Применительно к прошлому веку мы привыкли оперировать такими понятиями, как «шестидесятники», то есть люди шестидесятых годов, «семидесятники» и т. д., вкладывая в эти понятия совершенно отчетливый, просеянный сквозь железное сито истории смысл. Но ведь применительно и к нашей убыстренной эпохе, мысля подобными же категориями, нарезая время ломтями десятилетий, можно, пожалуй, говорить о людях двадцатых, тридцатых, сороковых военных, пятидесятых, шестидесятых годов. Разумеется, это весьма условное деление, тем паче что, скажем, пятидесятые годы достаточно рельефно делятся на первую половину и вторую. Не говоря уже о нынешних восьмидесятых, где различие это, к счастью, особенно ощутимо.
Живя, если можно так сказать, внутри каждого десятилетия, мы не всегда отчетливо разбираемся в характерных его свойствах, но, отойдя от него на достаточное расстояние, начинаем понимать и это десятилетие и себя, свою судьбу в нем. Ярче становятся высоты и трагичнее горькие заблуждения.

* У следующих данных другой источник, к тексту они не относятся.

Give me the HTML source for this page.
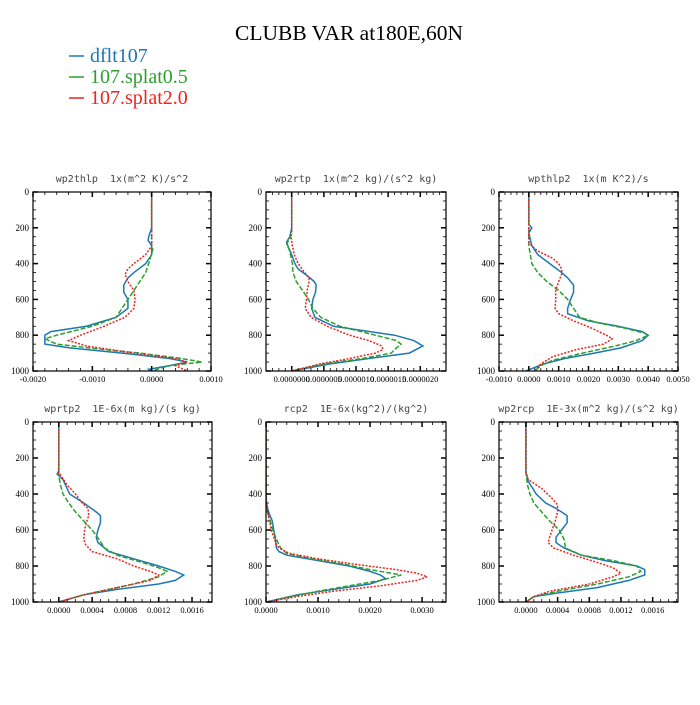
<!DOCTYPE html>
<html><head><meta charset="utf-8"><style>
body{margin:0;background:#fff;}
svg text{font-family:"Liberation Serif",serif;}
.pt{font-family:"DejaVu Sans Mono","Liberation Mono",monospace;font-size:10px;fill:#444;white-space:pre;}
</style></head><body>
<svg id="c" width="700" height="700" viewBox="0 0 700 700" xmlns="http://www.w3.org/2000/svg">
<text x="349" y="40" text-anchor="middle" font-size="21.5">CLUBB VAR at180E,60N</text>
<g>
<line x1="69" y1="56" x2="84" y2="56" stroke="#1f77b4" stroke-width="1.5"/>
<text x="90" y="62" font-size="20" fill="#1f77b4">dflt107</text>
<line x1="69" y1="77" x2="84" y2="77" stroke="#2ca02c" stroke-width="1.5"/>
<text x="90" y="83" font-size="20" fill="#2ca02c">107.splat0.5</text>
<line x1="69" y1="98" x2="84" y2="98" stroke="#e8251f" stroke-width="1.5"/>
<text x="90" y="104" font-size="20" fill="#e8251f">107.splat2.0</text>
</g>
</svg>
<script>
const seriesNames=["dflt107","107.splat0.5","107.splat2.0"];
const colors=["#1f77b4","#2ca02c","#e8251f"];
const dashes=["","5,2","2,1.5"];
const panelTitles=["wp2thlp  1x(m^2 K)/s^2","wp2rtp  1x(m^2 kg)/(s^2 kg)","wpthlp2  1x(m K^2)/s","wprtp2  1E-6x(m kg)/(s kg)","rcp2  1E-6x(kg^2)/(kg^2)","wp2rcp  1E-3x(m^2 kg)/(s^2 kg)"];
const xRanges=[[-0.002,0.001],[-4e-7,2.4e-6],[-0.001,0.005],[-0.00031,0.00184],[0,0.00346],[-0.00034,0.00192]];
const xTicks=[[-0.002,-0.001,0,0.001],[0,5e-7,1e-6,1.5e-6,2e-6],[-0.001,0,0.001,0.002,0.003,0.004,0.005],[0,0.0004,0.0008,0.0012,0.0016],[0,0.001,0.002,0.003],[0,0.0004,0.0008,0.0012,0.0016]];
const xTickLabels=[["-0.0020","-0.0010","0.0000","0.0010"],["0.0000000","0.0000005","0.0000010","0.0000015","0.0000020"],["-0.0010","0.0000","0.0010","0.0020","0.0030","0.0040","0.0050"],["0.0000","0.0004","0.0008","0.0012","0.0016"],["0.0000","0.0010","0.0020","0.0030"],["0.0000","0.0004","0.0008","0.0012","0.0016"]];
const xMinor=[0.0002,1e-7,0.0002,0.0001,0.0002,0.0001];
const yTicks=[0,200,400,600,800,1000];
const yTickLabels=["0","200","400","600","800","1000"];
const p1lev=[0,200,250,270,300,350,400,450,480,520,560,600,650,700,750,780,800,850,870,900,930,950,970,990,1000];
const p1blue=[0,0,-0.00005,-0.00006,0,0,-0.0001,-0.0003,-0.0004,-0.00047,-0.00047,-0.0004,-0.0004,-0.0006,-0.0011,-0.0017,-0.0018,-0.0018,-0.0014,-0.0005,0.0003,0.0006,0.0003,-0.00005,0];
const p1lev2=[0,300,320,400,450,500,550,600,650,700,750,800,820,850,880,900,930,950,970,990,1000];
const p1green=[0,0,0.00002,-0.00005,-0.0001,-0.0002,-0.0003,-0.0004,-0.0005,-0.0006,-0.001,-0.0016,-0.0018,-0.0016,-0.0008,-0.0002,0.0005,0.00085,0.0003,0.0001,0];
const p1lev3=[0,300,350,400,430,460,500,550,600,650,700,750,800,830,860,900,930,950,970,1000];
const p1red=[0,0,-0.0001,-0.0003,-0.0004,-0.00045,-0.0004,-0.0003,-0.00028,-0.0003,-0.00045,-0.0008,-0.0012,-0.0014,-0.0011,-0.0003,0.0004,0.0006,0.0004,0.0006];
const p2lev=[0,200,250,280,310,350,400,430,470,500,520,560,600,650,700,750,800,830,860,900,930,960,1000];
const p2blue=[0,0,-0.3e-7,-0.8e-7,-0.5e-7,0,0.5e-7,1e-7,2.5e-7,3.5e-7,3.8e-7,3.7e-7,3.3e-7,3.1e-7,3.6e-7,6.5e-7,16e-7,19e-7,20.4e-7,18.3e-7,12e-7,6e-7,0];
const p2lev2=[0,220,260,290,330,400,450,500,550,600,650,700,750,800,830,850,880,900,930,960,1000];
const p2green=[0,0,-0.3e-7,-0.8e-7,-0.3e-7,0.1e-7,0.2e-7,0.7e-7,1.7e-7,2.6e-7,3.3e-7,4.5e-7,7.5e-7,13e-7,16.3e-7,17e-7,16e-7,15.5e-7,11e-7,5e-7,0];
const p2lev3=[0,220,250,300,350,400,450,480,500,550,600,650,700,750,800,830,860,880,900,930,960,1000];
const p2red=[0,0,-0.1e-7,0.1e-7,0.4e-7,1e-7,2e-7,2.7e-7,2.7e-7,2.4e-7,2.3e-7,2.1e-7,3e-7,5.5e-7,9e-7,12e-7,14e-7,14.2e-7,13e-7,9e-7,4.5e-7,0];
const p3lev=[0,180,200,230,300,350,400,450,480,520,560,600,650,680,720,750,780,800,830,870,900,930,960,1000];
const p3blue=[0,0,0.0001,0,0.0001,0.0003,0.0007,0.0011,0.0013,0.0015,0.0015,0.0014,0.0013,0.0013,0.002,0.003,0.0038,0.004,0.0038,0.0031,0.0022,0.0012,0.0005,-0.0001];
const p3lev2=[0,300,400,450,500,550,600,650,700,730,760,790,800,830,860,900,940,970,1000];
const p3green=[0,0,0.0001,0.0003,0.0006,0.001,0.0013,0.0015,0.0017,0.0023,0.0032,0.0039,0.004,0.0036,0.0029,0.0018,0.0008,0.0004,0.0002];
const p3lev3=[0,280,300,330,370,400,430,460,500,550,600,650,680,720,760,800,820,850,880,920,960,1000];
const p3red=[0,0,0.0001,0.0003,0.0008,0.001,0.0011,0.0011,0.001,0.0009,0.0009,0.00088,0.001,0.0015,0.0021,0.0026,0.0028,0.0025,0.0016,0.0008,0.0004,0.0002];
const p4lev=[0,270,290,320,400,450,500,520,560,600,640,670,720,760,800,830,850,880,900,930,960,1000];
const p4blue=[0,0,-0.00002,0.00005,0.00013,0.0003,0.00045,0.0005,0.0005,0.00047,0.00045,0.00047,0.0006,0.0009,0.0012,0.0014,0.0015,0.0014,0.0012,0.0007,0.0003,0];
const p4lev2=[0,300,350,400,450,500,550,600,650,700,740,780,810,830,860,900,930,960,1000];
const p4green=[0,0,0.00002,0.00005,0.00012,0.0002,0.0003,0.0004,0.00048,0.00055,0.0007,0.001,0.0012,0.0013,0.0012,0.0009,0.0006,0.0003,0];
const p4lev3=[0,280,300,350,400,450,480,520,560,600,650,680,720,760,800,830,850,880,900,930,960,1000];
const p4red=[0,0,0.00003,0.0001,0.0002,0.00028,0.00035,0.00036,0.00033,0.00031,0.0003,0.00032,0.0004,0.0007,0.0009,0.0011,0.0012,0.0011,0.0009,0.0006,0.0003,0];
const p5lev=[0,400,450,500,550,600,650,700,720,740,760,780,800,830,850,870,900,930,960,1000];
const p5blue=[0,0,0.00001,0.00005,0.00012,0.00015,0.00018,0.0002,0.00025,0.0004,0.0008,0.0012,0.0016,0.002,0.0022,0.0023,0.002,0.0013,0.0006,0];
const p5lev2=[0,450,500,550,600,650,700,730,760,790,820,850,880,910,940,970,1000];
const p5green=[0,0,0.00003,0.00008,0.00013,0.0002,0.00028,0.0004,0.0009,0.0015,0.002,0.0026,0.0022,0.0016,0.001,0.0005,0];
const p5lev3=[0,430,500,600,680,700,730,760,790,820,840,860,880,910,940,970,1000];
const p5red=[0,0,0.00003,0.0001,0.0002,0.00025,0.00045,0.001,0.0017,0.0025,0.0029,0.0031,0.0029,0.0022,0.0013,0.0006,0];
const p6lev=[0,280,330,400,450,480,520,560,600,640,670,700,740,770,800,820,850,880,920,950,970,1000];
const p6blue=[0,0,0.00003,0.00013,0.00025,0.00038,0.00052,0.00052,0.00045,0.00038,0.00038,0.00048,0.0007,0.001,0.0014,0.0015,0.0015,0.0013,0.0009,0.0004,0.0001,0];
const p6lev2=[0,280,350,400,450,500,550,600,650,700,740,770,800,830,860,900,940,970,1000];
const p6green=[0,0,0.00002,0.00005,0.0001,0.0002,0.0003,0.00042,0.00048,0.0005,0.0007,0.0011,0.0014,0.00145,0.0013,0.0009,0.0004,0.0001,0];
const p6lev3=[0,280,320,370,420,460,500,550,600,640,670,700,740,780,810,840,860,900,940,970,1000];
const p6red=[0,0,0.00003,0.0002,0.00032,0.0004,0.0004,0.00037,0.00033,0.0003,0.00028,0.00035,0.0006,0.0009,0.0011,0.0012,0.0011,0.0008,0.0003,0.0001,0];

const panelData=[
 [[p1lev,p1blue],[p1lev2,p1green],[p1lev3,p1red]],
 [[p2lev,p2blue],[p2lev2,p2green],[p2lev3,p2red]],
 [[p3lev,p3blue],[p3lev2,p3green],[p3lev3,p3red]],
 [[p4lev,p4blue],[p4lev2,p4green],[p4lev3,p4red]],
 [[p5lev,p5blue],[p5lev2,p5green],[p5lev3,p5red]],
 [[p6lev,p6blue],[p6lev2,p6green],[p6lev3,p6red]]
];
const boxes=[[33,192,211,371],[266,192,446,371],[499,192,678,371],[33,422,212,602],[266,422,446,602],[499,422,678,602]];
const NS="http://www.w3.org/2000/svg";
const svg=document.getElementById('c');
function mk(tag,attrs,parent){const e=document.createElementNS(NS,tag);for(const k in attrs)e.setAttribute(k,attrs[k]);(parent||svg).appendChild(e);return e;}
for(let i=0;i<6;i++){
  const [L,T,R,B]=boxes[i];const [x0,x1]=xRanges[i];
  const xs=v=>L+(v-x0)/(x1-x0)*(R-L);
  const ys=p=>T+p/1000*(B-T);
  const g=mk('g',{});
  
  
  const t=mk('text',{x:(L+R)/2,y:T-10,'text-anchor':'middle','class':'pt'},g);
  t.textContent=panelTitles[i];
  
  
  const cp=mk('clipPath',{id:'cp'+i},g);mk('rect',{x:L,y:T,width:R-L,height:B-T},cp);
  for(let s=0;s<3;s++){
    const [lev,val]=panelData[i][s];
    let d='';for(let k=0;k<lev.length;k++)d+=(k?'L':'M')+xs(val[k]).toFixed(2)+','+ys(lev[k]).toFixed(2);
    const pth=mk('path',{d:d,fill:'none',stroke:colors[s],'stroke-width':1.5,'stroke-dasharray':dashes[s],'clip-path':'url(#cp'+i+')'},g);
    
    
  }
  const fr=mk('rect',{x:L,y:T,width:R-L,height:B-T,fill:'none',stroke:'#000','stroke-width':1.2},g);
  
  
  for(let p=0;p<=1000;p+=50){
    const major=p%200===0;const len=major?5:3;const y=ys(p);
    mk('line',{x1:L,y1:y,x2:L+len,y2:y,stroke:'#000','stroke-width':major?1.5:0.8},g);
    mk('line',{x1:R,y1:y,x2:R-len,y2:y,stroke:'#000','stroke-width':major?1.5:0.8},g);
  }
  for(let k=0;k<yTicks.length;k++){
    const tl=mk('text',{x:L-4,y:ys(yTicks[k])+3,'text-anchor':'end','font-size':9},g);
    tl.textContent=yTickLabels[k];
    
    
  }
  const m=xMinor[i];
  for(let n=Math.ceil(x0/m-1e-6);n*m<=x1+1e-12;n++){
    const v=n*m;const x=xs(v);
    const major=xTicks[i].some(tv=>Math.abs(tv-v)<m*0.01);const len=major?5:3;
    mk('line',{x1:x,y1:B,x2:x,y2:B-len,stroke:'#000','stroke-width':major?1.5:0.8},g);
    mk('line',{x1:x,y1:T,x2:x,y2:T+len,stroke:'#000','stroke-width':major?1.5:0.8},g);
  }
  for(let k=0;k<xTicks[i].length;k++){
    const tl=mk('text',{x:xs(xTicks[i][k]),y:B+11,'text-anchor':'middle','font-size':8.5},g);
    tl.textContent=xTickLabels[i][k];
    
    
  }
}
</script>
</body></html>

Судьбы людей, о которых вспоминает Алигер, их сложнейшая, а для иных полная драматизма жизнь, и притом титаническая их работа, созидавшая славу нашей литературы, — судьбы их прошли сквозь несколько десятилетий, обожженных не только огнем войн, но и теми битвами мирного времени, от которых остаются инфарктные рубцы на сердце. В истории литературы случается и так, что смерть подлинного поэта, хоть и настигла его дома, в постели, равносильна гибели на поле сражения.